LitRes, one of Russia’s largest digital publishing platforms, has made approximately 4,500 of its titles unavailable to Russian customers amid fears that it could be fined for promoting the use of drugs, the company’s general director Sergey Anuryev told Russian business daily Kommersant on Thursday.
Describing the move as a precautionary measure, Anuryev said that on top of the books LitRes had withdrawn from sale, it had also flagged a further approximately 400 other titles that could potentially fall foul of a new Russian law that prohibits the promotion of drug use and the sharing of information about drugs.
Though he said that LitRes had preemptively withdrawn many titles from sale that did not directly break the law, Anuryev said he wasn’t expecting publishers in Russia to face a “wave of fines” relating to the promotion of drug use.
Noting the many new restrictions on sales in recent years, Anuryev said “the most tragic thing” was that while services such as his followed the law, books by foreign agents and other restricted content “were still available illegally”.
Founded in 2005, LitRes has over 12 million monthly users and is the leading digital publishing platform in Russia and the former Soviet Union, with a catalogue that contains over 875,000 eBooks and audiobooks in multiple languages.
The new law, which was initially due to come into force in Russia on 1 September, but was subsequently postponed until 1 March, introduces fines ranging from €20 to over €6,000 for promoting the use of illegal drugs, with anybody breaking the law twice in one year being liable for criminal charges.

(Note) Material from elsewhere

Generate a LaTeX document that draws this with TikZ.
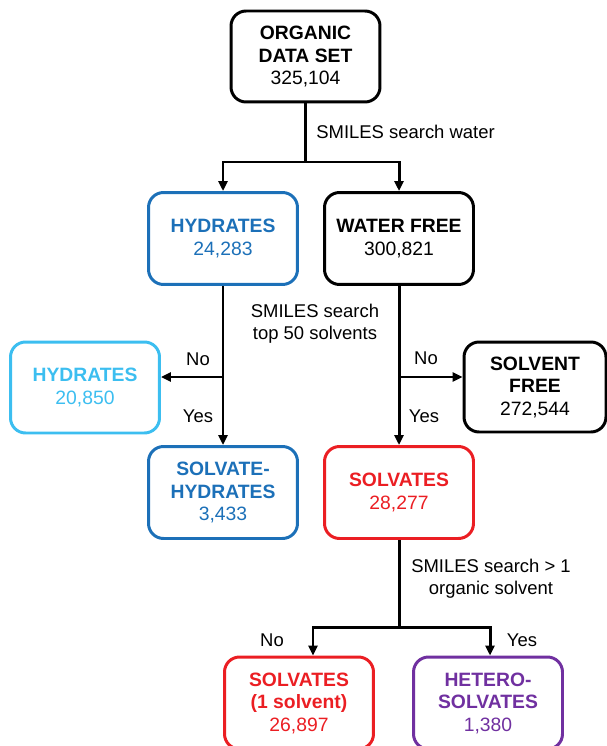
\documentclass[tikz,border=0pt]{standalone}
\usepackage{fontspec}
\setmainfont{Liberation Sans}
\usepackage{tikz}
\usetikzlibrary{arrows.meta}
\definecolor{hydblue}{RGB}{28,112,184}
\definecolor{lightblue}{RGB}{60,190,240}
\definecolor{solvred}{RGB}{235,30,35}
\definecolor{hetpurple}{RGB}{112,48,160}

\begin{document}
\begin{tikzpicture}[x=0.02cm,y=-0.02cm,
    box/.style={draw,line width=1.7pt,rounded corners=0.3cm,minimum width=2.98cm,
      minimum height=1.84cm,align=center,inner sep=2pt,
      font=\fontsize{11}{12.8}\selectfont},
    link/.style={line width=1.7pt,-{Triangle[length=0.2cm,width=0.18cm]}},
    lbl/.style={inner sep=0pt,font=\fontsize{10.5}{12.5}\selectfont}]
  \useasboundingbox (0,0) rectangle (607,746);
  \clip (0,0) rectangle (607,746);
  % boxes
  \node[box,minimum height=1.82cm] (org) at (305.5,56.5) {\textbf{ORGANIC}\\\textbf{DATA SET}\\325,104};
  \node[box,hydblue] (hyd) at (223,238.5) {\textbf{HYDRATES}\\24,283};
  \node[box] (wfree) at (399,238.5) {\textbf{WATER FREE}\\300,821};
  \node[box,lightblue,minimum height=1.82cm] (hydb) at (85,387.5) {\textbf{HYDRATES}\\20,850};
  \node[box,minimum width=2.84cm,minimum height=1.8cm] (sfree) at (535,387) {\textbf{SOLVENT}\\\textbf{FREE}\\272,544};
  \node[box,hydblue] (solhyd) at (223,492.5) {\textbf{SOLVATE-}\\\textbf{HYDRATES}\\3,433};
  \node[box,solvred] (solv) at (399,492.5) {\textbf{SOLVATES}\\28,277};
  \node[box,solvred] (single) at (299,703) {\textbf{SOLVATES}\\\textbf{(1 solvent)}\\26,897};
  \node[box,hetpurple] (hetero) at (488,703) {\textbf{HETERO-}\\\textbf{SOLVATES}\\1,380};
  % connectors
  \coordinate (split1) at (305.5,162);
  \draw[line width=1.7pt] (org) -- (split1);
  \draw[link] (split1) -| (hyd.north);
  \draw[link] (split1) -| (wfree.north);
  \draw[link] (hyd) -- (solhyd);
  \coordinate (split2) at (223,377);
  \draw[link] (split2) -- (split2 -| hydb.east);
  \draw[link] (wfree) -- (solv);
  \coordinate (split3) at (399,377);
  \draw[link] (split3) -- (split3 -| sfree.west);
  \coordinate (split4) at (399,627);
  \draw[line width=1.7pt] (solv) -- (split4);
  \draw[link] (split4) -| ([xshift=0.28cm]single.north);
  \draw[link] (split4) -| ([xshift=0.04cm]hetero.north);
  % labels
  \node[lbl,anchor=west] (q1) at (316,132) {SMILES search water};
  \node[lbl,align=center] (q2) at (315,324) {SMILES search\\top 50 solvents};
  \node[lbl] (no1) at (198,359) {No};
  \node[lbl] (yes1) at (198,416) {Yes};
  \node[lbl] (no2) at (426,358) {No};
  \node[lbl] (yes2) at (424,416) {Yes};
  \node[lbl,align=center] (q3) at (491,579) {SMILES search > 1\\organic solvent};
  \node[lbl] (no3) at (272,640) {No};
  \node[lbl] (yes3) at (522,640) {Yes};
\end{tikzpicture}
\end{document}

Before the law came into force, music labels and streaming services began to send artists a notification asking them to delete or re-record tracks mentioning drugs, Kommersant wrote in August.
In October, Novaya Gazeta Europe reported that, at the request of the authorities, almost 80 tracks by popular artists had been removed from various music platforms operating in Russia over the past two years, mainly due to drug references or political statements.